Some ex-scientologists told me about a relief and feeling of control after auditing, what is that on a technical level, placebo, temporary result?
I always thought this was a very insightful description on the introductory levels of Scientology, found in
1968's article by Ralph Lee Smith in Today's Health:
"In my visits to Scientology centers I encountered many enthusiastic persons who claimed that they had achieved fantastic progress in short periods of time through Scientology. They evinced total belief in the system. Their attitudes toward their auditors, toward persons running the Scientology centers, and above all, toward Ron Hubbard, bordered on reverence.
"Such attitudes are familiar to every psychotherapist and psychoanalyst. In the early stages of treatment, the patient usually regards his analyst as a paragon of wisdom and knowledge. He also experiences what he believes are sweeping "insight," and feels that he is making dramatic progress.
"One of the many fundamental differences between Scientology and psychotherapy is that a genuine therapist or analyst knows that these feelings are illusory, and that they must be transcended by the patient on his way to real emotional health. The analyst is not a god, a lawgiver, or a great discoverer, but a fallible human being. Genuine insight comes with painful slowness, and feelings of swift progress are nearly always a chimera.
"By contrast, Scientology keeps the patient in this illusory state and exploits it for profit. Instead of being totally free, a clear is a person who believes totally in Scientology and who totally reveres Ron Hubbard. The clear feels, with happy certainty, that he now relates to the world with complete success.
"But this view usually is not shared by the world. To his family and friends, the person who enters ever more deeply into Scientology seems to drift further and further from reality and to live more and more in the special in-group world that Scientology has created. Communication between converts and the rest of the world lapses and fails. The Scientologist believes that he is privy to exclusive truth, while everyone else suspects that he has gone over the deep edge."
Also John Ablett in 1988's
Scientology – what readers think,
"On trying Scientology counselling for the first time, you may well experience a feeling of insight, mild euphoria and the apparent resolution of some personal problem. If you were unaware that other techniques also offered similar experiences, you might believe the Church's claim that it alone had access to such methods.

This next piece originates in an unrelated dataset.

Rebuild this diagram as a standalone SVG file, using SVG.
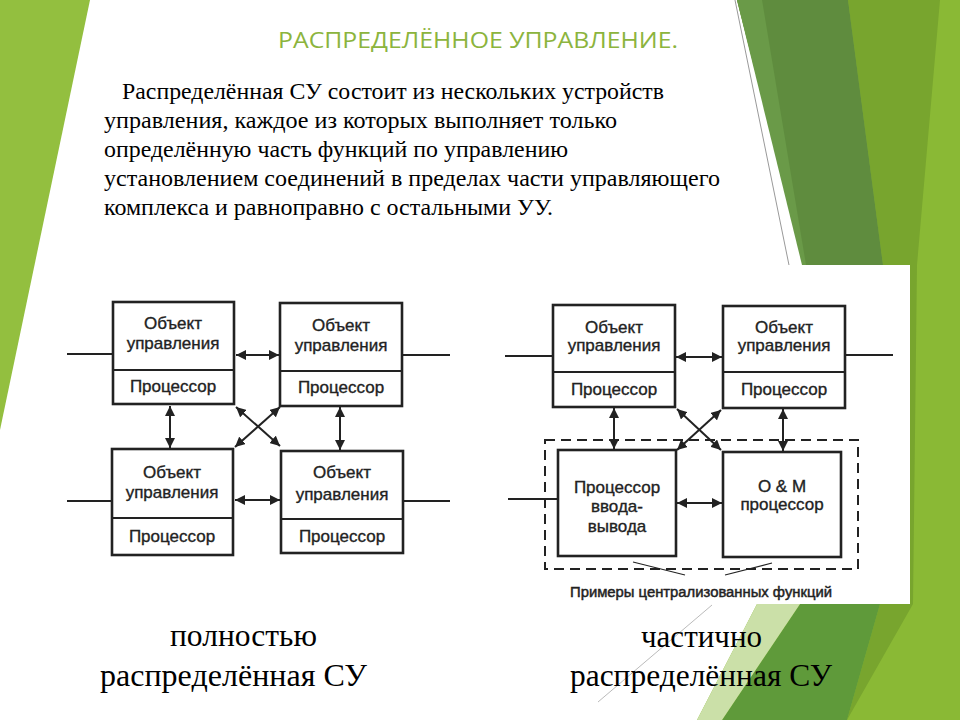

The supporting theories, as found in the writings of L Ron Hubbard, contain a profound mystical element and are couched in matter-of-fact technical jargon which makes them sound all the more plausible. And, after all, Hubbard himself was a nuclear physicist (wasn't he?).
"After your counselling session, you will be sent to an 'Examiner' who will confirm your new state of mind. At the end of a number of such sessions, a major insight may signal that you have achieved a particular 'grade' of existence. You will then declare this to the Examiner and be required to write a 'success story'. Afterwards you will receive a certificate along with the fulsome congratulations of other Scientologists.
"Still in your euphoric mood, you will be whisked away to the 'Registrar' who has instructions not to let you go until you have signed up for the next period of counselling or for a training course. It doesn't matter about the money. You will find it somehow. If you really can't find it, you can always sign a contract to join the Church staff. You will then live on a pittance and work every hour that God sends. But what is more important than your spiritual freedom? It is not only this lifetime but your infinite future which is at stake. And only the Church holds the key."